Ms. Goldberg is the first of three novelists to visit the College of Mount St. Vincent (CMSV) for its “Writers at the Mount” series. Over the course of three weeks, the authors will conduct craft classes with students and then hold public readings from their recent works. This week, Karen Shepard will speak about her novel The Celestials, and on April 8, Darrin Strauss will discuss Chang and Eng and Half a Life

In Mr. Jacklosky’s class, Ms. Goldberg spoke about her struggle to balance earning a living with pursuing a fulfilling writing career. After graduating from Oberlin College in 1993, she lived in Prague for a year, working on a novel about an eastern European circus at the dawn of World War II. 

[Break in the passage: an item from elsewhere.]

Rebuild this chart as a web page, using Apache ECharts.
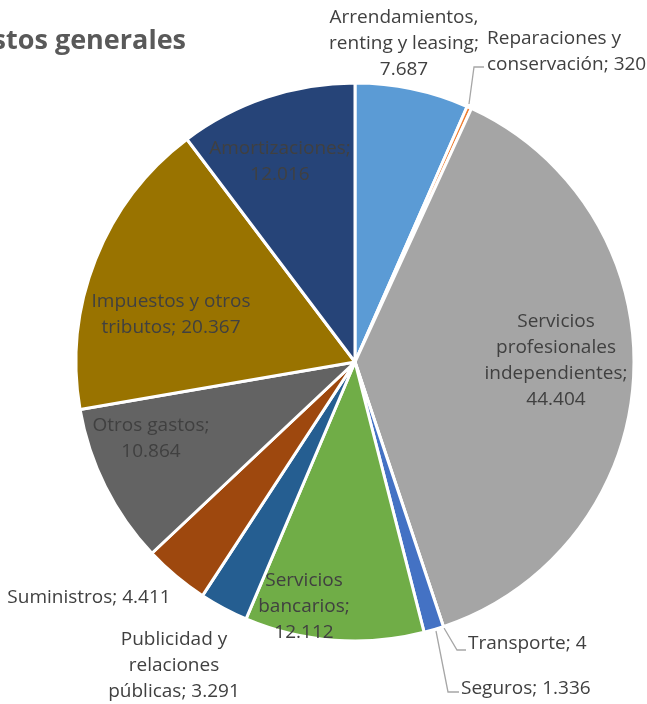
<!DOCTYPE html>
<html>
<head>
<meta charset="utf-8">
<script src="https://cdn.jsdelivr.net/npm/echarts@6/dist/echarts.min.js"></script>
<style>
html,body{margin:0;padding:0;background:#fff;}
#c{width:647px;height:704px;}
</style>
</head>
<body>
<div id="c"></div>
<script>
// ---- data ----
const categories = [
  'Arrendamientos, renting y leasing',
  'Reparaciones y conservación',
  'Servicios profesionales independientes',
  'Transporte',
  'Seguros',
  'Servicios bancarios',
  'Publicidad y relaciones públicas',
  'Suministros',
  'Otros gastos',
  'Impuestos y otros tributos',
  'Amortizaciones'
];
const values = [7687, 320, 44404, 4, 1336, 12112, 3291, 4411, 10864, 20367, 12016];
const titleText = 'Gastos generales';

// label text templates (line breaks as in the reference)
const labelTemplates = [
  'Arrendamientos,\nrenting y leasing;\n{v}',
  'Reparaciones y\nconservación; {v}',
  'Servicios\nprofesionales\nindependientes;\n{v}',
  'Transporte; {v}',
  'Seguros; {v}',
  'Servicios\nbancarios;\n{v}',
  'Publicidad y\nrelaciones\npúblicas; {v}',
  'Suministros; {v}',
  'Otros gastos;\n{v}',
  'Impuestos y otros\ntributos; {v}',
  'Amortizaciones;\n{v}'
];

// ---- styles ----
const colors = ['#5B9BD5','#ED7D31','#A5A5A5','#FFC000','#4472C4','#70AD47','#255E91','#9E480E','#636363','#997300','#264478'];
const insideIdx = [2, 5, 8, 9, 10];
// label anchor positions [x, y, align]
const labelPos = [
  [404, 44, 'center'],
  [487, 52, 'left'],
  [556, 361, 'center'],
  [468, 644, 'left'],
  [461, 689, 'left'],
  [304, 607, 'center'],
  [174, 666, 'center'],
  [89, 598, 'center'],
  [151, 439, 'center'],
  [171, 315, 'center'],
  [280, 162, 'center']
];
const leaderPts = {
  1: [[469, 104], [474, 67], [484, 67]],
  3: [[444, 628], [457, 650], [466, 650]],
  4: [[436, 631], [448, 692], [459, 692]]
};

function fmt(v) { return String(v).replace(/\B(?=(\d{3})+(?!\d))/g, '.'); }

const chart = echarts.init(document.getElementById('c'), null, {renderer: 'canvas'});
const data = categories.map((n, i) => ({
  name: n,
  value: values[i],
  itemStyle: {color: colors[i]},
  label: {position: insideIdx.includes(i) ? 'inside' : 'outside'},
  labelLine: {show: !!leaderPts[i]}
}));

chart.setOption({
  animation: false,
  graphic: [{
    type: 'text',
    x: 186, y: 41,
    style: {
      text: titleText,
      fill: '#595959',
      font: 'bold 27px "Open Sans", sans-serif',
      textAlign: 'right',
      textVerticalAlign: 'middle'
    }
  }],
  series: [{
    type: 'pie',
    center: [355, 362],
    radius: [0, 279],
    startAngle: 90,
    clockwise: true,
    avoidLabelOverlap: false,
    minAngle: 0,
    itemStyle: {borderColor: '#fff', borderWidth: 3},
    label: {
      show: true,
      color: '#404040',
      fontFamily: '"Open Sans", sans-serif',
      fontSize: 19,
      lineHeight: 26,
      formatter: p => labelTemplates[p.dataIndex].replace('{v}', fmt(p.value))
    },
    labelLine: {
      lineStyle: {color: '#A6A6A6', width: 1.3},
      length: 10, length2: 10
    },
    labelLayout: function (p) {
      const lp = labelPos[p.dataIndex];
      const o = {x: lp[0], y: lp[1], align: lp[2], verticalAlign: 'middle'};
      if (leaderPts[p.dataIndex]) o.labelLinePoints = leaderPts[p.dataIndex];
      return o;
    },
    emphasis: {disabled: true},
    data: data
  }]
});
</script>
</body>
</html>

After Prague, she transplanted to Brooklyn, where she currently resides with her husband and two daughters. She managed to fit in time for writing while working as a freelance reader, reviewing book reports to decide whether or not the material was TV-movie worthy. Ms. Goldberg also spent time as a production assistant on the set of a Stephen King horror movie and as an employee at a literary agency.

The author said her first novel was never published and that she still has hundreds of rejection letters she accrued in the process of sending out manuscripts and having them returned.